In 1996, the cozy print- and video-based hierarchies were upended when a little-known fanboy named Harry Knowles launched a website called Ain’t It Cool News. Knowles showed that all an aspiring film critic needed to do was put up a shingle on the web and draw traffic. You know the rest: a free-for-all matrix of websites, blogs, YouTube channels, Substacks, and Twitter threads, wrangled by film critics untethered to a print berth and needing no credentials to mouth off. Big plus: the multiplicity of voices in the conversation, voices that can include, as with Don’t Look Up, backtalk from the filmmakers themselves. Big minus: not all the voices have a film background that extends before middle-period Tarantino.

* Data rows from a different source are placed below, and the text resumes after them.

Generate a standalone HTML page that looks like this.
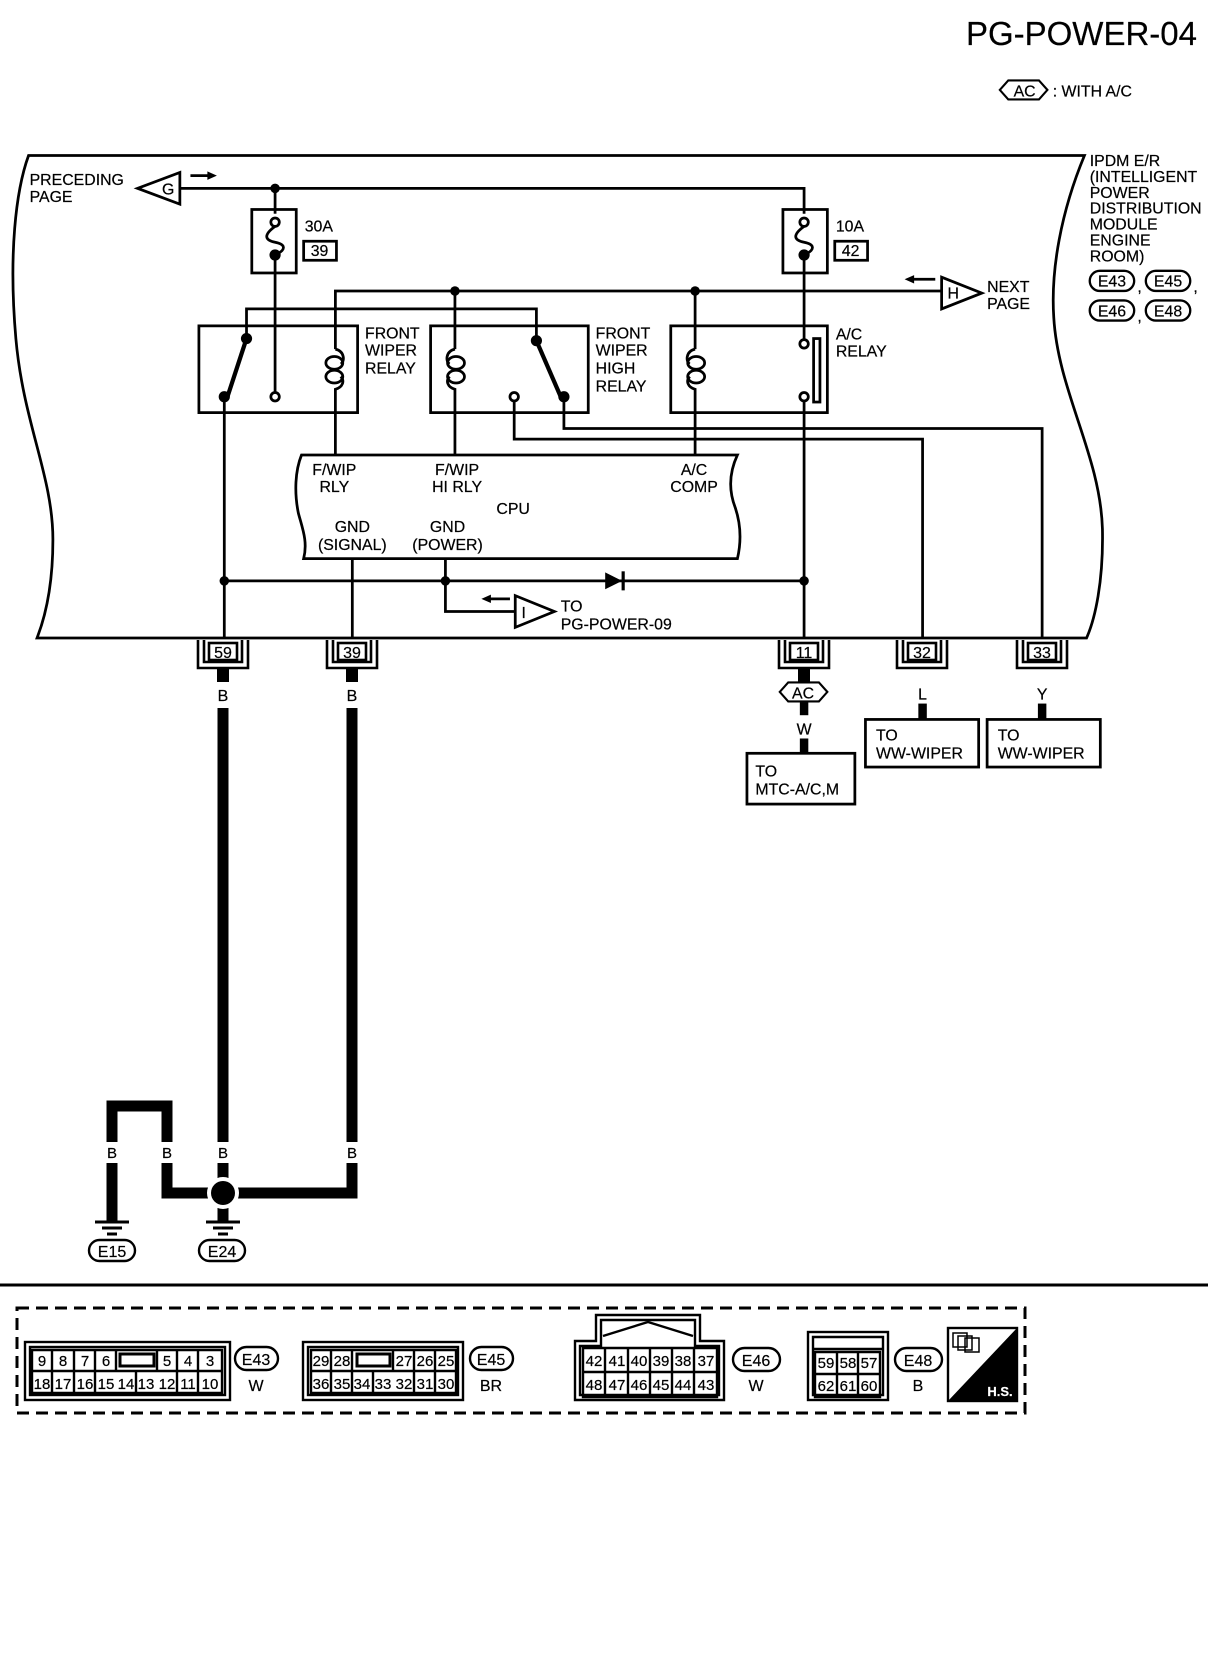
<!DOCTYPE html>
<html><head><meta charset="utf-8"><style>
html,body{margin:0;padding:0;background:#fff;}
svg{display:block;}
text{font-family:"Liberation Sans",Arial,sans-serif;fill:#000;stroke:#000;stroke-width:0.2px;}
</style></head><body>
<svg width="1216" height="1660" viewBox="0 0 1216 1660" xmlns="http://www.w3.org/2000/svg">
<rect width="1216" height="1660" fill="#fff"/>
<text x="1197" y="45" font-size="33" text-anchor="end">PG-POWER-04</text>

<g transform="scale(1.058)" stroke="#000" stroke-width="2.6" fill="none">
<path d="M945,85 L953,76 L982,76 L990,85 L982,94 L953,94 Z" stroke-width="2"/>
<g stroke="none" fill="#000" font-size="15"><text x="958" y="91">AC</text><text x="995" y="91">: WITH A/C</text></g>

<path d="M27,147 L1025,147 C1003,200 993,255 996,300 C1000,370 1040,430 1042,500 C1043,550 1035,585 1027,603 L35,603 C42,585 50,555 50,510 C50,450 22,400 15,320 C8,240 15,180 27,147 Z"/>

<g stroke="none" fill="#000" font-size="15">
<text x="28" y="175">PRECEDING</text><text x="28" y="191">PAGE</text>
<text x="1030" y="157">IPDM E/R</text><text x="1030" y="172">(INTELLIGENT</text><text x="1030" y="187">POWER</text><text x="1030" y="202">DISTRIBUTION</text><text x="1030" y="217">MODULE</text><text x="1030" y="232">ENGINE</text><text x="1030" y="247">ROOM)</text>
<text x="933" y="276">NEXT</text><text x="933" y="292">PAGE</text>
<text x="345" y="320">FRONT</text><text x="345" y="336">WIPER</text><text x="345" y="353">RELAY</text>
<text x="563" y="320">FRONT</text><text x="563" y="336">WIPER</text><text x="563" y="353">HIGH</text><text x="563" y="370">RELAY</text>
<text x="790" y="321">A/C</text><text x="790" y="337">RELAY</text>
<text x="288" y="219">30A</text><text x="790" y="219">10A</text>
<text x="302" y="242" text-anchor="middle">39</text><text x="804" y="242" text-anchor="middle">42</text>
<text x="316" y="449" text-anchor="middle">F/WIP</text><text x="316" y="465" text-anchor="middle">RLY</text>
<text x="432" y="449" text-anchor="middle">F/WIP</text><text x="432" y="465" text-anchor="middle">HI RLY</text>
<text x="656" y="449" text-anchor="middle">A/C</text><text x="656" y="465" text-anchor="middle">COMP</text>
<text x="485" y="486" text-anchor="middle">CPU</text>
<text x="333" y="503" text-anchor="middle">GND</text><text x="333" y="520" text-anchor="middle">(SIGNAL)</text>
<text x="423" y="503" text-anchor="middle">GND</text><text x="423" y="520" text-anchor="middle">(POWER)</text>
<text x="530" y="578">TO</text><text x="530" y="595">PG-POWER-09</text>
<text x="159" y="184" text-anchor="middle">G</text>
<text x="901" y="282" text-anchor="middle">H</text>
<text x="495" y="584" text-anchor="middle">I</text>
</g>

<path d="M170,163 L170,193 L130,178 Z"/>
<path d="M180,166 H198" /><path d="M196,162 L205,166 L196,170 Z" fill="#000" stroke="none"/>
<path d="M890,262 L890,292 L928,277 Z"/>
<path d="M862,264 H884"/><path d="M864,260 L855,264 L864,268 Z" fill="#000" stroke="none"/>
<path d="M487,563 L487,593 L524,578 Z"/>
<path d="M462,566 H482"/><path d="M464,562 L455,566 L464,570 Z" fill="#000" stroke="none"/>

<path d="M170,178 H760 V202"/>
<path d="M260,178 V202"/>
<path d="M260,246 V371"/>
<path d="M760,246 V321"/>
<rect x="238" y="198" width="42" height="60"/>
<rect x="740" y="198" width="42" height="60"/>
<rect x="287" y="228" width="31" height="18"/>
<rect x="789" y="228" width="31" height="18"/>
<path d="M260,214 C249,222 250,227 260,229 C270,231 271,236 260,241"/>
<path d="M760,214 C749,222 750,227 760,229 C770,231 771,236 760,241"/>
<circle cx="260" cy="210" r="4" fill="#fff"/><circle cx="260" cy="241" r="4" fill="#000"/>
<circle cx="760" cy="210" r="4" fill="#fff"/><circle cx="760" cy="241" r="4" fill="#000"/>

<path d="M317,330 V275 H890"/>
<path d="M430,275 V330"/>
<path d="M657,275 V330"/>
<path d="M233,320 V292 H507 V322"/>

<rect x="188" y="308" width="150" height="82"/>
<rect x="407" y="308" width="149" height="82"/>
<rect x="634" y="308" width="148" height="82"/>

<path d="M233,320 L215,375" stroke-width="4"/>
<circle cx="233" cy="320" r="4" fill="#000"/><circle cx="212" cy="375" r="4" fill="#000"/>
<circle cx="260" cy="375" r="4" fill="#fff"/>
<path d="M507,322 L530,375" stroke-width="4"/>
<circle cx="507" cy="322" r="4" fill="#000"/><circle cx="533" cy="375" r="4" fill="#000"/>
<circle cx="486" cy="375" r="4" fill="#fff"/>

<path d="M317,330 C326,332 326,342 322,344 M322,356 C326,360 324,366 317,368 V430"/>
<ellipse cx="316" cy="343" rx="8" ry="6"/><ellipse cx="316" cy="356" rx="8" ry="6"/>
<path d="M430,330 C421,332 421,342 425,344 M425,356 C421,360 423,366 430,368 V430"/>
<ellipse cx="431" cy="343" rx="8" ry="6"/><ellipse cx="431" cy="356" rx="8" ry="6"/>
<path d="M657,330 C648,332 648,342 652,344 M652,356 C648,360 650,366 657,368 V430"/>
<ellipse cx="658" cy="343" rx="8" ry="6"/><ellipse cx="658" cy="356" rx="8" ry="6"/>

<circle cx="760" cy="325" r="4" fill="#fff"/><circle cx="760" cy="375" r="4" fill="#fff"/>
<rect x="769" y="320" width="6" height="60"/>
<path d="M760,379 V603"/>

<path d="M212,379 V603"/>
<path d="M533,379 V405 H985 V603"/>
<path d="M486,379 V415 H872 V603"/>

<path d="M285,430 L697,430 C690,445 688,462 695,480 C701,498 700,515 697,528 L287,528 C291,512 286,500 282,485 C278,465 279,445 285,430 Z"/>
<path d="M333,528 V603"/>
<path d="M421,528 V578 H487"/>
<path d="M212,549 H760"/>
<path d="M572,541 L572,557 L588,549 Z" fill="#000" stroke="none"/>
<path d="M589,540 V558" stroke-width="3"/>
<g fill="#000" stroke="none">
<circle cx="260" cy="178" r="4.5"/><circle cx="430" cy="275" r="4.5"/><circle cx="657" cy="275" r="4.5"/>
<circle cx="212" cy="549" r="4.5"/><circle cx="421" cy="549" r="4.5"/><circle cx="760" cy="549" r="4.5"/>
</g>

<g stroke-width="2.2">
<rect x="1030" y="256" width="42" height="19" rx="9.5"/><rect x="1083" y="256" width="42" height="19" rx="9.5"/>
<rect x="1030" y="284" width="42" height="19" rx="9.5"/><rect x="1083" y="284" width="42" height="19" rx="9.5"/>
</g>
<g stroke="none" fill="#000" font-size="15">
<text x="1051" y="271" text-anchor="middle">E43</text><text x="1104" y="271" text-anchor="middle">E45</text>
<text x="1051" y="299" text-anchor="middle">E46</text><text x="1104" y="299" text-anchor="middle">E48</text>
<text x="1075" y="276">,</text><text x="1128" y="276">,</text><text x="1075" y="304">,</text>
</g>

<path d="M737,654 L745,645 L774,645 L782,654 L774,663 L745,663 Z" stroke-width="2" fill="#fff"/>
<rect x="756" y="664" width="8" height="12" fill="#000" stroke="none"/>
<rect x="756" y="698" width="8" height="14" fill="#000" stroke="none"/>
<rect x="706" y="712" width="102" height="48"/>
<rect x="868" y="665" width="8" height="15" fill="#000" stroke="none"/>
<rect x="818" y="680" width="107" height="45"/>
<rect x="981" y="665" width="8" height="15" fill="#000" stroke="none"/>
<rect x="933" y="680" width="107" height="45"/>
<g stroke="none" fill="#000" font-size="15">
<text x="759" y="660" text-anchor="middle">AC</text>
<text x="760" y="694" text-anchor="middle">W</text>
<text x="714" y="734">TO</text><text x="714" y="751">MTC-A/C,M</text>
<text x="872" y="661" text-anchor="middle">L</text>
<text x="985" y="661" text-anchor="middle">Y</text>
<text x="828" y="700">TO</text><text x="828" y="717">WW-WIPER</text>
<text x="943" y="700">TO</text><text x="943" y="717">WW-WIPER</text>
</g>
</g>

<g stroke="#000" fill="none" stroke-width="2.6">
<path d="M198,640 V668 H248 V640 M204,640 V662 H242 V640"/><rect x="209" y="643" width="28" height="17"/>
<path d="M327,640 V668 H377 V640 M333,640 V662 H371 V640"/><rect x="338" y="643" width="28" height="17"/>
<path d="M779,640 V668 H829 V640 M785,640 V662 H823 V640"/><rect x="790" y="643" width="28" height="17"/>
<path d="M897,640 V668 H947 V640 M903,640 V662 H941 V640"/><rect x="908" y="643" width="28" height="17"/>
<path d="M1017,640 V668 H1067 V640 M1023,640 V662 H1061 V640"/><rect x="1028" y="643" width="28" height="17"/>
</g>
<g fill="#000">
<rect x="217" y="668" width="12" height="14"/><rect x="346" y="668" width="12" height="14"/><rect x="798" y="668" width="12" height="14"/>
</g>
<g font-size="16" text-anchor="middle">
<text x="223" y="658">59</text><text x="352" y="658">39</text><text x="804" y="658">11</text><text x="922" y="658">32</text><text x="1042" y="658">33</text>
<text x="223" y="701">B</text><text x="352" y="701">B</text>
</g>

<g stroke="#000" stroke-width="11" fill="none">
<path d="M223,708 V1142"/><path d="M352,708 V1142"/>
<path d="M112,1142 V1106 H167 V1142"/>
<path d="M112,1163 V1222"/>
<path d="M167,1163 V1193 H352 V1163"/>
<path d="M223,1163 V1180"/>
<path d="M223,1205 V1222"/>
</g>
<circle cx="223" cy="1193" r="16" fill="#fff"/>
<circle cx="223" cy="1193" r="12" fill="#000"/>
<g stroke="#000" stroke-width="3">
<path d="M95,1222 H129 M102,1228 H122 M107,1234 H117"/>
<path d="M206,1222 H240 M213,1228 H233 M218,1234 H228"/>
</g>
<g font-size="15" text-anchor="middle">
<text x="112" y="1158">B</text><text x="167" y="1158">B</text><text x="223" y="1158">B</text><text x="352" y="1158">B</text>
</g>
<g stroke="#000" stroke-width="2.4" fill="none">
<rect x="89" y="1240" width="46" height="21" rx="10.5"/><rect x="199" y="1240" width="46" height="21" rx="10.5"/>
</g>
<g font-size="16" text-anchor="middle"><text x="112" y="1257">E15</text><text x="222" y="1257">E24</text></g>

<path d="M0,1285 H1208" stroke="#000" stroke-width="3"/>
<rect x="17" y="1308" width="1008" height="105" fill="none" stroke="#000" stroke-width="3" stroke-dasharray="12,7"/>

<g stroke="#000" fill="none" stroke-width="2.4">
<rect x="25" y="1342" width="205" height="58"/><rect x="30" y="1347" width="195" height="48"/>
<path d="M32,1350 H222 V1393 H32 Z M32,1371 H222"/>
<path d="M52,1350 V1393 M74,1350 V1393 M95,1350 V1393 M116,1350 V1371 M157,1350 V1371 M177,1350 V1393 M198,1350 V1393 M136,1371 V1393"/>
<rect x="120" y="1354" width="34" height="12" stroke-width="3"/>
<rect x="235" y="1347" width="43" height="23" rx="11.5"/>
<rect x="303" y="1342" width="160" height="58"/><rect x="308" y="1347" width="150" height="48"/>
<path d="M311,1350 H456 V1393 H311 Z M311,1371 H456"/>
<path d="M331,1350 V1393 M352,1350 V1393 M393,1350 V1371 M414,1350 V1393 M435,1350 V1393 M373,1371 V1393"/>
<rect x="357" y="1354" width="33" height="12" stroke-width="3"/>
<rect x="470" y="1347" width="43" height="23" rx="11.5"/>
<path d="M575,1400 V1341 H596 V1315 H700 V1341 H724 V1400 Z"/>
<path d="M580,1395 V1346 H601 V1320 H695 V1346 H719 V1395 Z"/>
<path d="M603,1336 L648,1322 L693,1336"/>
<path d="M583,1348 H717 V1397 H583 Z M583,1372 H717"/>
<path d="M605,1348 V1397 M628,1348 V1397 M650,1348 V1397 M672,1348 V1397 M694,1348 V1397"/>
<rect x="733" y="1348" width="47" height="23" rx="11.5"/>
<rect x="808" y="1332" width="80" height="68"/>
<path d="M813,1337 H883 V1395 H813 Z M813,1349 H883"/>
<path d="M815,1352 H880 V1397 H815 Z M815,1374 H880 M837,1352 V1397 M858,1352 V1397"/>
<rect x="895" y="1348" width="47" height="23" rx="11.5"/>
</g>
<g font-size="15" text-anchor="middle">
<text x="42" y="1366">9</text><text x="63" y="1366">8</text><text x="85" y="1366">7</text><text x="106" y="1366">6</text><text x="167" y="1366">5</text><text x="188" y="1366">4</text><text x="210" y="1366">3</text>
<text x="42" y="1389">18</text><text x="63" y="1389">17</text><text x="85" y="1389">16</text><text x="106" y="1389">15</text><text x="126" y="1389">14</text><text x="146" y="1389">13</text><text x="167" y="1389">12</text><text x="188" y="1389">11</text><text x="210" y="1389">10</text>
<text x="321" y="1366">29</text><text x="342" y="1366">28</text><text x="404" y="1366">27</text><text x="425" y="1366">26</text><text x="446" y="1366">25</text>
<text x="321" y="1389">36</text><text x="342" y="1389">35</text><text x="362" y="1389">34</text><text x="383" y="1389">33</text><text x="404" y="1389">32</text><text x="425" y="1389">31</text><text x="446" y="1389">30</text>
<text x="594" y="1366">42</text><text x="617" y="1366">41</text><text x="639" y="1366">40</text><text x="661" y="1366">39</text><text x="683" y="1366">38</text><text x="706" y="1366">37</text>
<text x="594" y="1390">48</text><text x="617" y="1390">47</text><text x="639" y="1390">46</text><text x="661" y="1390">45</text><text x="683" y="1390">44</text><text x="706" y="1390">43</text>
<text x="826" y="1368">59</text><text x="848" y="1368">58</text><text x="869" y="1368">57</text>
<text x="826" y="1391">62</text><text x="848" y="1391">61</text><text x="869" y="1391">60</text>
</g>
<g font-size="16" text-anchor="middle">
<text x="256" y="1365">E43</text><text x="256" y="1391">W</text>
<text x="491" y="1365">E45</text><text x="491" y="1391">BR</text>
<text x="756" y="1366">E46</text><text x="756" y="1391">W</text>
<text x="918" y="1366">E48</text><text x="918" y="1391">B</text>
</g>
<rect x="948" y="1328" width="69" height="73" fill="#fff" stroke="#000" stroke-width="2.4"/>
<path d="M1017,1328 L948,1401 H1017 Z" fill="#000"/>
<g stroke="#000" stroke-width="1.5" fill="none"><rect x="953" y="1333" width="14" height="14"/><rect x="958" y="1336" width="14" height="14"/><rect x="965" y="1338" width="14" height="14"/></g>
<text x="1000" y="1396" font-size="13" font-weight="bold" text-anchor="middle" style="fill:#fff;stroke:#fff">H.S.</text>
</svg>
</body></html>
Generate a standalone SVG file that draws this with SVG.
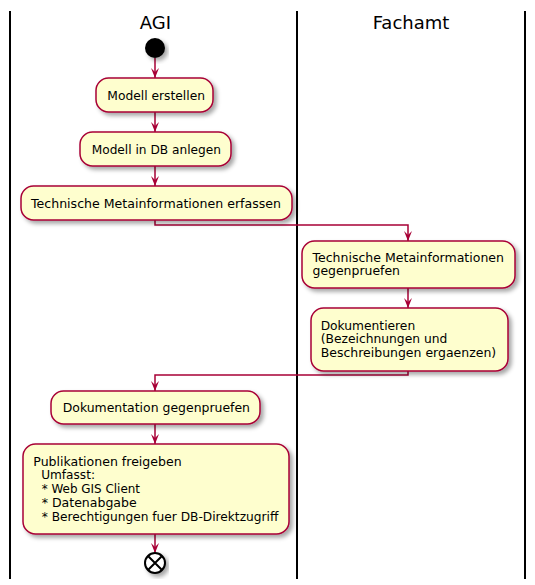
<svg xmlns="http://www.w3.org/2000/svg" width="535" height="585" viewBox="0 0 535 585">
<defs>
<filter id="sh" x="-10%" y="-10%" width="130%" height="140%">
<feDropShadow dx="3" dy="3" stdDeviation="2" flood-color="#000" flood-opacity="0.35"/>
</filter>
<marker id="ah" viewBox="0 0 10 10" refX="10" refY="5" markerWidth="10" markerHeight="10" markerUnits="userSpaceOnUse" orient="auto">
<path d="M0,1 L10,5 L0,9 L4,5 Z" fill="#A80036"/>
</marker>
<style>
.lane{stroke:#000;stroke-width:2;fill:none}
.title{font-family:"DejaVu Sans",sans-serif;font-size:18px;fill:#000;text-anchor:middle}
.box{fill:#FEFECE;stroke:#A80036;stroke-width:1.5;filter:url(#sh)}
.t{font-family:"DejaVu Sans",sans-serif;font-size:12.4px;fill:#000}
.con{stroke:#A80036;stroke-width:1.5;fill:none;marker-end:url(#ah)}
</style>
</defs>
<g id="lanes">
<line class="lane" x1="10" y1="11" x2="10" y2="579"/>
<line class="lane" x1="297" y1="11" x2="297" y2="579"/>
<line class="lane" x1="525" y1="11" x2="525" y2="579"/>
<text class="title" x="155.5" y="28.5">AGI</text>
<text class="title" x="411" y="28.5">Fachamt</text>
</g>
<g id="connectors">
<path class="con" d="M155,58 L155,78"/>
<path class="con" d="M155,112 L155,132"/>
<path class="con" d="M155,166 L155,186"/>
<path class="con" d="M155,220 L155,225 L408,225 L408,241"/>
<path class="con" d="M408,288 L408,308"/>
<path class="con" d="M408,371 L408,375 L155,375 L155,391"/>
<path class="con" d="M155,424 L155,444"/>
<path class="con" d="M155,534 L155,553"/>
</g>
<g id="start">
<circle cx="155" cy="48" r="10" fill="#000" filter="url(#sh)"/>
</g>
<g id="n1">
<rect class="box" x="96" y="78" width="117" height="34" rx="12.5"/>
<text class="t" x="107.3" y="99.5" textLength="97.7" lengthAdjust="spacingAndGlyphs">Modell erstellen</text>
</g>
<g id="n2">
<rect class="box" x="80" y="132" width="151" height="34" rx="12.5"/>
<text class="t" x="91.7" y="153.5" textLength="129.3" lengthAdjust="spacingAndGlyphs">Modell in DB anlegen</text>
</g>
<g id="n3">
<rect class="box" x="21" y="186" width="271" height="34" rx="12.5"/>
<text class="t" x="31" y="208" textLength="250" lengthAdjust="spacingAndGlyphs">Technische Metainformationen erfassen</text>
</g>
<g id="n4">
<rect class="box" x="302" y="241" width="213" height="47" rx="12.5"/>
<text class="t" x="312.5" y="261.5" textLength="191.5" lengthAdjust="spacingAndGlyphs">Technische Metainformationen</text>
<text class="t" x="312.5" y="275" textLength="87.5" lengthAdjust="spacingAndGlyphs">gegenpruefen</text>
</g>
<g id="n5">
<rect class="box" x="311" y="308" width="197" height="63" rx="12.5"/>
<text class="t" x="320.7" y="329.5" textLength="94.5" lengthAdjust="spacingAndGlyphs">Dokumentieren</text>
<text class="t" x="320.7" y="343.2" textLength="126.6" lengthAdjust="spacingAndGlyphs">(Bezeichnungen und</text>
<text class="t" x="320.7" y="356.9" textLength="175.5" lengthAdjust="spacingAndGlyphs">Beschreibungen ergaenzen)</text>
</g>
<g id="n6">
<rect class="box" x="51" y="391" width="209" height="33" rx="12.5"/>
<text class="t" x="62.7" y="412" textLength="187.3" lengthAdjust="spacingAndGlyphs">Dokumentation gegenpruefen</text>
</g>
<g id="n7">
<rect class="box" x="23" y="444" width="266" height="90" rx="12.5"/>
<text class="t" x="33.3" y="465.7" textLength="148.3" lengthAdjust="spacingAndGlyphs">Publikationen freigeben</text>
<text class="t" x="41.2" y="479.4" textLength="53.8" lengthAdjust="spacingAndGlyphs">Umfasst:</text>
<text class="t" x="41.7" y="493.1" textLength="98.3" lengthAdjust="spacingAndGlyphs">* Web GIS Client</text>
<text class="t" x="41.7" y="506.8" textLength="95" lengthAdjust="spacingAndGlyphs">* Datenabgabe</text>
<text class="t" x="41.7" y="520.5" textLength="236.6" lengthAdjust="spacingAndGlyphs">* Berechtigungen fuer DB-Direktzugriff</text>
</g>
<g id="end">
<circle cx="155" cy="563" r="10" fill="#fff" stroke="#000" stroke-width="2" filter="url(#sh)"/>
<path d="M148,556 L162,570 M162,556 L148,570" stroke="#000" stroke-width="2"/>
</g>
</svg>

In fact, the sheer number of film critic options now rivals the number of streaming options they guide us through. In 1954, Variety estimated there were 350 film critics hitting newspaper deadlines around the U.S. Today, Rotten Tomatoes tallies around 3,000 freshly certified film critics to deliver its metrics, but not as many of them cash a weekly paycheck with a living wage. (Film critics who hustle for freelance piece work are entitled to bristle at the word “elite.”)
Perhaps a meta-site that rates individual film critics with a percentile next to a tomato or popcorn bucket icon would provide some useful guidance to the quality of their work. In the meantime, I can always judge the penetrating intelligence and sparkling erudition of a film critic by how often they agree with me.